CANZA platform helps farmers with climate-smart funding and learning opportunities 

Jun 9, 2026 | 1:22 PM

The Canadian Alliance for Net-Zero Agri-Food has launched the first phase of the CANZA Marketplace, a digital platform designed to help farmers adopt climate-smart agriculture and be rewarded for positive environmental outcomes. 

Evan Fraser, executive director of the Arrell Food Institute and a founding partner of CANZA, said farmers cannot be expected to both produce food and enhance the environment on their own. 

“We founded CANZA with the belief that Canada can be a global leader in regenerative, climate-smart agriculture, and we need ways to ensure the market rewards farmers for doing things such as sequestering greenhouse gases and protecting biodiversity,” Fraser said. “When we have mechanisms in place to provide financial incentives for environmentally beneficial practices, we will see truly economically and environmentally sustainable food systems. The CANZA Marketplace is an important part in the journey towards creating green economic growth.”   

The platform combines funding programs and educational resources in one place. It aims to address a key agri-food challenge by helping users navigate fragmented support programs and connect on-farm environmental improvements to economic value. 

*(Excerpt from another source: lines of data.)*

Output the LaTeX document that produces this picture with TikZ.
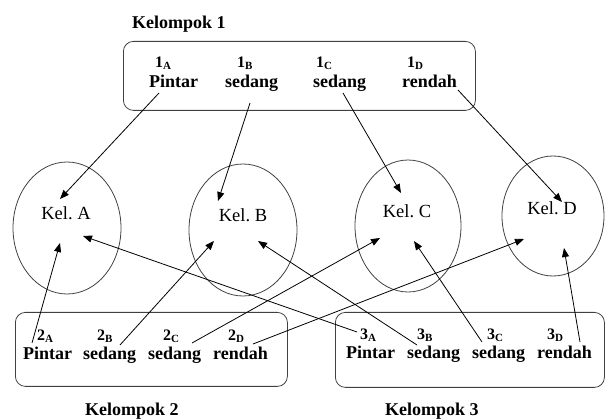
\documentclass[tikz,border=0pt]{standalone}
\usepackage{fontspec}
\setmainfont{Liberation Serif}
\usetikzlibrary{arrows.meta,shapes.geometric}
\frenchspacing
\tikzset{
  grp/.style={draw=black!75,line width=0.8pt,rounded corners=10pt},
  kel/.style={draw=black!75,line width=0.8pt,ellipse,inner sep=0pt},
  word/.style={anchor=base west,inner sep=0pt,font=\fontsize{18}{20}\selectfont\bfseries},
  num/.style={anchor=base west,inner sep=0pt,font=\fontsize{16}{18}\selectfont\bfseries},
  title/.style={anchor=base west,inner sep=0pt,font=\fontsize{18}{20}\selectfont\bfseries},
  klabel/.style={inner sep=0pt,font=\fontsize{18.5}{20}\selectfont},
  arr/.style={line width=0.8pt,-{Triangle[length=9pt,width=7pt]}}
}
\newcommand{\sbx}[1]{\raisebox{-1.5pt}{\fontsize{11}{12}\selectfont\bfseries #1}}
\begin{document}
\begin{tikzpicture}[x=1pt,y=-1pt]
\useasboundingbox (0,0) rectangle (605,419);
% group boxes
\node[grp,minimum width=352pt,minimum height=69pt,anchor=north west] (box1) at (123,41) {};
\node[grp,minimum width=272pt,minimum height=74pt,anchor=north west] (box2) at (15,312) {};
\node[grp,minimum width=269pt,minimum height=75pt,anchor=north west] (box3) at (335,312) {};
% titles
\node[title] (t1) at (132,29) {Kelompok 1};
\node[title] (t2) at (85,416) {Kelompok 2};
\node[title] (t3) at (385,416) {Kelompok 3};
% row 1
\node[num] (n1a) at (155,68) {1\sbx{A}};
\node[num] (n1b) at (237,68) {1\sbx{B}};
\node[num] (n1c) at (316,68) {1\sbx{C}};
\node[num] (n1d) at (407,68) {1\sbx{D}};
\node[word] (w1a) at (149,88) {Pintar};
\node[word] (w1b) at (225,88) {sedang};
\node[word] (w1c) at (313,88) {sedang};
\node[word] (w1d) at (402,88) {rendah};
% row 2
\node[num] (n2a) at (37,341) {2\sbx{A}};
\node[num] (n2b) at (97,341) {2\sbx{B}};
\node[num] (n2c) at (163,341) {2\sbx{C}};
\node[num] (n2d) at (228,341) {2\sbx{D}};
\node[word] (w2a) at (23,360) {Pintar};
\node[word] (w2b) at (83,360) {sedang};
\node[word] (w2c) at (148,360) {sedang};
\node[word] (w2d) at (213,360) {rendah};
% row 3
\node[num] (n3a) at (360,340) {3\sbx{A}};
\node[num] (n3b) at (417,340) {3\sbx{B}};
\node[num] (n3c) at (487,340) {3\sbx{C}};
\node[num] (n3d) at (547,340) {3\sbx{D}};
\node[word] (w3a) at (346,359) {Pintar};
\node[word] (w3b) at (407,359) {sedang};
\node[word] (w3c) at (472,359) {sedang};
\node[word] (w3d) at (537,359) {rendah};
% ellipses
\node[kel,minimum width=108pt,minimum height=132pt] (ka) at (67,228) {};
\node[kel,minimum width=108pt,minimum height=132pt] (kb) at (243,230) {};
\node[kel,minimum width=106pt,minimum height=132pt] (kc) at (408,226) {};
\node[kel,minimum width=102pt,minimum height=120pt] (kd) at (553,216) {};
\node[klabel] (la) at (66,213) {Kel. A};
\node[klabel] (lb) at (243,215) {Kel. B};
\node[klabel] (lc) at (407,211) {Kel. C};
\node[klabel] (ld) at (552,208) {Kel. D};
% arrow ends
\coordinate (s1a) at (159,93);
\coordinate (s1b) at (250,103);
\coordinate (s1c) at (343,93);
\coordinate (s1d) at (458,90);
\coordinate (e1a) at (60,199);
\coordinate (e1b) at (218,201);
\coordinate (e1c) at (401,193);
\coordinate (e1d) at (562,202);
\coordinate (s2a) at (32,343);
\coordinate (s2b) at (120,345);
\coordinate (s2c) at (192,343);
\coordinate (s2d) at (253,344);
\coordinate (s3a) at (357,332);
\coordinate (s3b) at (417,345);
\coordinate (s3c) at (482,342);
\coordinate (s3d) at (580,342);
\coordinate (e2a) at (60,243);
\coordinate (e2b) at (214,241);
\coordinate (e2c) at (380,238);
\coordinate (e2d) at (524,239);
\coordinate (e3a) at (83,236);
\coordinate (e3b) at (258,241);
\coordinate (e3c) at (414,241);
\coordinate (e3d) at (564,248);
% arrows
\draw[arr] (s1a) -- (e1a);
\draw[arr] (s1b) -- (e1b);
\draw[arr] (s1c) -- (e1c);
\draw[arr] (s1d) -- (e1d);
\draw[arr] (s2a) -- (e2a);
\draw[arr] (s2b) -- (e2b);
\draw[arr] (s2c) -- (e2c);
\draw[arr] (s2d) -- (e2d);
\draw[arr] (s3a) -- (e3a);
\draw[arr] (s3b) -- (e3b);
\draw[arr] (s3c) -- (e3c);
\draw[arr] (s3d) -- (e3d);
\end{tikzpicture}
\end{document}
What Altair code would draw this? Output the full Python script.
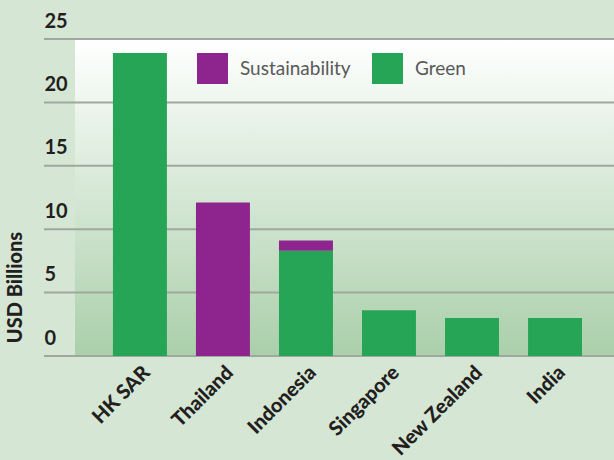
import altair as alt
import pandas as pd

countries = ["HK SAR", "Thailand", "Indonesia", "Singapore", "New Zealand", "India"]
green = [23.9, 0.0, 8.3, 3.6, 3.0, 3.0]
sustainability = [0.0, 12.1, 0.8, 0.0, 0.0, 0.0]
series = ["Sustainability", "Green"]
colors = ["#8e248e", "#27a556"]
y_ticks = [0, 5, 10, 15, 20, 25]

rows = []
for c, g, s in zip(countries, green, sustainability):
    rows.append({"country": c, "type": "Green", "value": g, "ord": 0})
    rows.append({"country": c, "type": "Sustainability", "value": s, "ord": 1})
df = pd.DataFrame(rows)

FONT = "Lato"

bg = alt.Chart(alt.Data(values=[{}])).mark_rect(
    color=alt.LinearGradient(
        gradient="linear", x1=0, x2=0, y1=0, y2=1,
        stops=[alt.GradientStop(offset=0, color="#ffffff"),
               alt.GradientStop(offset=1, color="#aacfaa")]
    )
).encode(x=alt.value(31), x2=alt.value("width"), y=alt.value(0), y2=alt.value("height"))

grid = alt.Chart(pd.DataFrame({"v": y_ticks})).mark_rule(
    color="#9ea89e", strokeWidth=2
).encode(
    y=alt.Y("v:Q", scale=alt.Scale(domain=[0, 25], nice=False)),
    x=alt.value(0), x2=alt.value("width")
)

bars = alt.Chart(df).mark_bar().encode(
    x=alt.X("country:N", sort=countries,
            scale=alt.Scale(paddingInner=0.35, paddingOuter=0.608, align=0.683),
            axis=alt.Axis(title=None, labelAngle=-45, labelAlign="right", labelBaseline="top",
                          labelFont=FONT, labelFontWeight=900, labelFontSize=20,
                          labelColor="#231f20", labelPadding=6, ticks=False, domain=False)),
    y=alt.Y("value:Q", stack="zero",
            scale=alt.Scale(domain=[0, 25], nice=False),
            axis=alt.Axis(title="USD Billions", values=y_ticks, grid=False, ticks=False, domain=False,
                          labelAlign="left", labelPadding=0, labelOffset=-12,
                          labelBaseline="alphabetic",
                          labelFont=FONT, labelFontWeight="bold", labelFontSize=20,
                          labelColor="#231f20",
                          titleFont=FONT, titleFontWeight=900, titleFontSize=20,
                          titleColor="#231f20", titleX=-29, titleY=248,
                          titleAlign="center", titleBaseline="middle", titleAngle=270)),
    color=alt.Color("type:N", scale=alt.Scale(domain=series, range=colors),
                    legend=alt.Legend(title=None, orient="none", legendX=153, legendY=14,
                                      direction="horizontal", symbolType="square",
                                      symbolSize=961, symbolStrokeWidth=0, symbolOpacity=1,
                                      labelFont=FONT, labelFontSize=19, labelColor="#595959",
                                      labelOffset=12, columnPadding=21, padding=0)),
    order=alt.Order("ord:Q")
)

chart = alt.layer(bg, grid, bars).properties(
    width=570, height=317,
    autosize="none",
    padding={"left": 44, "top": 39, "right": 0, "bottom": 104},
    background="#d6e6d4"
).configure_view(stroke=None)

chart.save("out.html", embed_options={"renderer": "svg", "actions": False})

Initially focused on Ontario, with plans to expand nationally, the CANZA Marketplace connects farmers, agricultural advisers and investors around productivity, resilience and sustainability. 

A long-term goal is to let farmers voluntarily enter their data for multiple climate-smart support programs. The platform would streamline data input and provide analytics for multiple support systems. 

The first phase of the CANZA Marketplace focuses on access, learning and cost-share funding which includes the creation of a searchable directory of funding programs that support climate-smart farming practices in Ontario. The centralized resource helps farmers and advisers identify and compare funding opportunities, including CANZA’s Million Acre Challenge. 

Next, the formation of a knowledge hub with practical information on climate-smart and regenerative farming practices to help increase awareness and adoption across the sector. 

At its core, the Marketplace is meant to turn aggregated on-farm outcomes into trusted investment opportunities, rewarding environmental stewardship, lowering risk and encouraging investment in resilient, low-carbon food systems. 

CANZA interim executive director Ashley Honsberger said the platform is being built step by step to create a durable system that recognizes and rewards farmers for environmental stewardship. 

“This first phase of the CANZA Marketplace is about making it easier for farmers to find and use climate-smart agriculture resources, while also beginning to demonstrate the real investment value of these practices,” Honsberger said.  

The platform will be publicly accessible to farmers, agricultural advisers and the public. 

Users can browse funding opportunities without an account, but creating one lets them save programs of interest and compare programs side by side. 

CANZA will continue expanding the Marketplace’s capabilities and geographic reach, with the goal of supporting farmers across Canada and scaling climate-smart farming solutions that are profitable for farmers and sustainable for the land.